> _YOUR OBJECTIVE_:
Without the pictures, output the lines of the material from the very first through the one that holds "const jitterTicks = [0.05, 0.1, 0.15, 0.2, 0.25, 0.3];".

> _RAW DATA_:
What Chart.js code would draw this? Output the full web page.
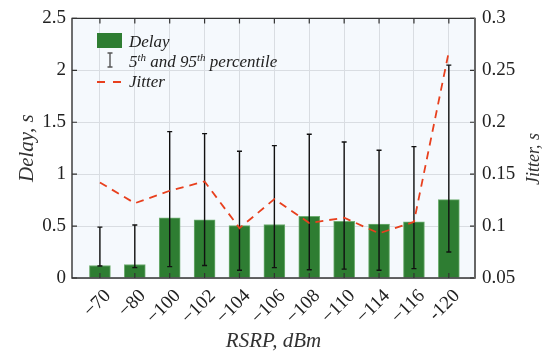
<!DOCTYPE html>
<html>
<head>
<meta charset="utf-8">
<script src="https://cdn.jsdelivr.net/npm/chart.js@4"></script>
<style>
  html, body { margin: 0; padding: 0; background: #fff; }
  #wrap { width: 546px; height: 354px; }
</style>
</head>
<body>
<div id="wrap"><canvas id="delayChart"></canvas></div>
<script>
// RSRP bins (dBm)
const rsrp = ['\u221270', '\u221280', '\u2212100', '\u2212102', '\u2212104', '\u2212106',
              '\u2212108', '\u2212110', '\u2212114', '\u2212116', '-120'];
// mean delay, s
const delay = [0.12, 0.13, 0.58, 0.56, 0.505, 0.515, 0.595, 0.545, 0.52, 0.54, 0.755];
// 5th / 95th percentile of delay, s
const delayP5 = [0.115, 0.10, 0.11, 0.12, 0.075, 0.10, 0.08, 0.085, 0.075, 0.09, 0.25];
const delayP95 = [0.49, 0.51, 1.41, 1.39, 1.22, 1.275, 1.385, 1.31, 1.23, 1.265, 2.05];
// jitter, s
const jitter = [0.142, 0.122, 0.134, 0.143, 0.098, 0.126, 0.103, 0.108, 0.093, 0.104, 0.268];

const delayTicks = [0, 0.5, 1, 1.5, 2, 2.5];
const jitterTicks = [0.05, 0.1, 0.15, 0.2, 0.25, 0.3];

const SERIF = '"Liberation Serif", "Times New Roman", serif';
const GREEN = '#2e7d32';
const RED = '#e8401e';

const setTicks = (vals) => (axis) => { axis.ticks = vals.map(v => ({ value: v })); };

// background, error bars, frame with inward ticks, right title and legend
const decor = {
  id: 'decor',
  beforeDraw(chart) {
    const { ctx, chartArea: a } = chart;
    ctx.save();
    ctx.fillStyle = '#f5f9fd';
    ctx.fillRect(a.left, a.top, a.right - a.left, a.bottom - a.top);
    ctx.restore();
  },
  afterDatasetDraw(chart, args) {
    if (args.meta.type !== 'bar') return;
    const { ctx, scales: { x, y } } = chart;
    ctx.save();
    ctx.strokeStyle = '#111';
    ctx.lineWidth = 1.4;
    delay.forEach((_, i) => {
      const px = x.getPixelForValue(i);
      const lo = y.getPixelForValue(delayP5[i]);
      const hi = y.getPixelForValue(delayP95[i]);
      ctx.beginPath();
      ctx.moveTo(px, lo); ctx.lineTo(px, hi);
      ctx.moveTo(px - 2.5, lo); ctx.lineTo(px + 2.5, lo);
      ctx.moveTo(px - 2.5, hi); ctx.lineTo(px + 2.5, hi);
      ctx.stroke();
    });
    ctx.restore();
  },
  afterDraw(chart) {
    const { ctx, chartArea: a, scales: { x, y, y1 } } = chart;
    ctx.save();

    // inward tick marks
    ctx.strokeStyle = '#333';
    ctx.lineWidth = 1.2;
    ctx.beginPath();
    x.ticks.forEach(t => {
      const px = x.getPixelForValue(t.value);
      ctx.moveTo(px, a.top); ctx.lineTo(px, a.top + 5);
      ctx.moveTo(px, a.bottom); ctx.lineTo(px, a.bottom - 5);
    });
    y.ticks.forEach(t => {
      const py = y.getPixelForValue(t.value);
      ctx.moveTo(a.left, py); ctx.lineTo(a.left + 5, py);
    });
    y1.ticks.forEach(t => {
      const py = y1.getPixelForValue(t.value);
      ctx.moveTo(a.right, py); ctx.lineTo(a.right - 5, py);
    });
    ctx.stroke();

    // frame
    ctx.strokeStyle = '#333';
    ctx.lineWidth = 1.4;
    ctx.beginPath();
    ctx.moveTo(a.right, a.top); ctx.lineTo(a.left, a.top);
    ctx.lineTo(a.left, a.bottom); ctx.lineTo(a.right, a.bottom);
    ctx.stroke();
    ctx.strokeStyle = '#666';
    ctx.lineWidth = 2;
    ctx.beginPath();
    ctx.moveTo(a.right, a.top - 0.7); ctx.lineTo(a.right, a.bottom + 0.7);
    ctx.stroke();

    // right axis title, reading bottom to top
    ctx.fillStyle = '#333';
    ctx.font = 'italic 18px ' + SERIF;
    ctx.textAlign = 'center';
    ctx.textBaseline = 'middle';
    ctx.translate(534, 159);
    ctx.rotate(-Math.PI / 2);
    ctx.fillText('Jitter, s', 0, 0);
    ctx.setTransform(1, 0, 0, 1, 0, 0);

    // legend
    const tx = 129;
    ctx.textAlign = 'left';
    ctx.textBaseline = 'alphabetic';
    ctx.fillStyle = GREEN;
    ctx.fillRect(97, 33, 25, 15);
    ctx.fillStyle = '#222';
    ctx.font = 'italic 17px ' + SERIF;
    ctx.fillText('Delay', tx, 47);

    ctx.strokeStyle = '#555';
    ctx.lineWidth = 1.4;
    ctx.beginPath();
    ctx.moveTo(110, 53); ctx.lineTo(110, 67);
    ctx.moveTo(107.5, 53); ctx.lineTo(112.5, 53);
    ctx.moveTo(107.5, 67); ctx.lineTo(112.5, 67);
    ctx.stroke();

    const parts = [['5', false], ['th', true], [' and 95', false], ['th', true], [' percentile', false]];
    let cx = tx;
    parts.forEach(([s, sup]) => {
      ctx.font = (sup ? 'italic 11px ' : 'italic 17px ') + SERIF;
      ctx.fillText(s, cx, sup ? 61 : 67);
      cx += ctx.measureText(s).width;
    });

    ctx.strokeStyle = RED;
    ctx.lineWidth = 1.8;
    ctx.setLineDash([8, 8]);
    ctx.beginPath();
    ctx.moveTo(97, 82); ctx.lineTo(123, 82);
    ctx.stroke();
    ctx.setLineDash([]);
    ctx.font = 'italic 17px ' + SERIF;
    ctx.fillText('Jitter', tx, 87);

    ctx.restore();
  }
};

const ctx = document.getElementById('delayChart').getContext('2d');
new Chart(ctx, {
  data: {
    datasets: [
      {
        type: 'bar',
        label: 'Delay',
        data: delay.map((v, i) => ({ x: i, y: v })),
        backgroundColor: GREEN,
        borderColor: '#6fae72',
        borderWidth: { left: 1, right: 1, top: 1, bottom: 0 },
        borderSkipped: false,
        barThickness: 21,
        yAxisID: 'y',
        order: 2
      },
      {
        type: 'line',
        label: 'Jitter',
        data: jitter.map((v, i) => ({ x: i, y: v })),
        borderColor: RED,
        borderWidth: 1.8,
        borderDash: [8, 6],
        pointRadius: 0,
        fill: false,
        tension: 0,
        yAxisID: 'y1',
        order: 1
      }
    ]
  },
  options: {
    responsive: true,
    maintainAspectRatio: false,
    animation: false,
    layout: { padding: { top: 16, left: 0, right: 0, bottom: 0 } },
    plugins: {
      legend: { display: false },
      tooltip: { enabled: false }
    },
    scales: {
      x: {
        type: 'linear',
        min: -0.8,
        max: 10.75,
        offset: false,
        afterBuildTicks: setTicks(rsrp.map((_, i) => i)),
        afterFit: (s) => { s.height = 76; },
        grid: { offset: false, color: '#d9dde2', lineWidth: 1, drawTicks: false },
        border: { display: false },
        ticks: {
          autoSkip: false,
          minRotation: 45,
          maxRotation: 45,
          padding: 7,
          labelOffset: 8,
          color: '#222',
          font: { family: SERIF, size: 19 },
          callback: (v) => rsrp[v]
        },
        title: {
          display: true,
          text: 'RSRP, dBm',
          color: '#333',
          font: { family: SERIF, size: 21, style: 'italic' },
          padding: { top: 0, bottom: 0 }
        }
      },
      y: {
        position: 'left',
        min: 0,
        max: 2.5,
        afterBuildTicks: setTicks(delayTicks),
        afterFit: (s) => { s.width = 72; },
        grid: { color: '#d9dde2', lineWidth: 1, drawTicks: false },
        border: { display: false },
        ticks: {
          padding: 6,
          color: '#222',
          font: { family: SERIF, size: 19 },
          callback: (v) => String(v)
        },
        title: {
          display: true,
          text: 'Delay, s',
          color: '#333',
          font: { family: SERIF, size: 21, style: 'italic' },
          padding: { top: 15, bottom: 0 }
        }
      },
      y1: {
        position: 'right',
        min: 0.05,
        max: 0.3,
        afterBuildTicks: setTicks(jitterTicks),
        afterFit: (s) => { s.width = 71; },
        grid: { display: false, drawTicks: false },
        border: { display: false },
        ticks: {
          padding: 7,
          color: '#222',
          font: { family: SERIF, size: 19 },
          callback: (v) => String(v)
        }
      }
    }
  },
  plugins: [decor]
});
</script>
</body>
</html>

> _SOLUTION TO THE EXERCISE_:
What Chart.js code would draw this? Output the full web page.
<!DOCTYPE html>
<html>
<head>
<meta charset="utf-8">
<script src="https://cdn.jsdelivr.net/npm/chart.js@4"></script>
<style>
  html, body { margin: 0; padding: 0; background: #fff; }
  #wrap { width: 546px; height: 354px; }
</style>
</head>
<body>
<div id="wrap"><canvas id="delayChart"></canvas></div>
<script>
// RSRP bins (dBm)
const rsrp = ['\u221270', '\u221280', '\u2212100', '\u2212102', '\u2212104', '\u2212106',
              '\u2212108', '\u2212110', '\u2212114', '\u2212116', '-120'];
// mean delay, s
const delay = [0.12, 0.13, 0.58, 0.56, 0.505, 0.515, 0.595, 0.545, 0.52, 0.54, 0.755];
// 5th / 95th percentile of delay, s
const delayP5 = [0.115, 0.10, 0.11, 0.12, 0.075, 0.10, 0.08, 0.085, 0.075, 0.09, 0.25];
const delayP95 = [0.49, 0.51, 1.41, 1.39, 1.22, 1.275, 1.385, 1.31, 1.23, 1.265, 2.05];
// jitter, s
const jitter = [0.142, 0.122, 0.134, 0.143, 0.098, 0.126, 0.103, 0.108, 0.093, 0.104, 0.268];

const delayTicks = [0, 0.5, 1, 1.5, 2, 2.5];
const jitterTicks = [0.05, 0.1, 0.15, 0.2, 0.25, 0.3];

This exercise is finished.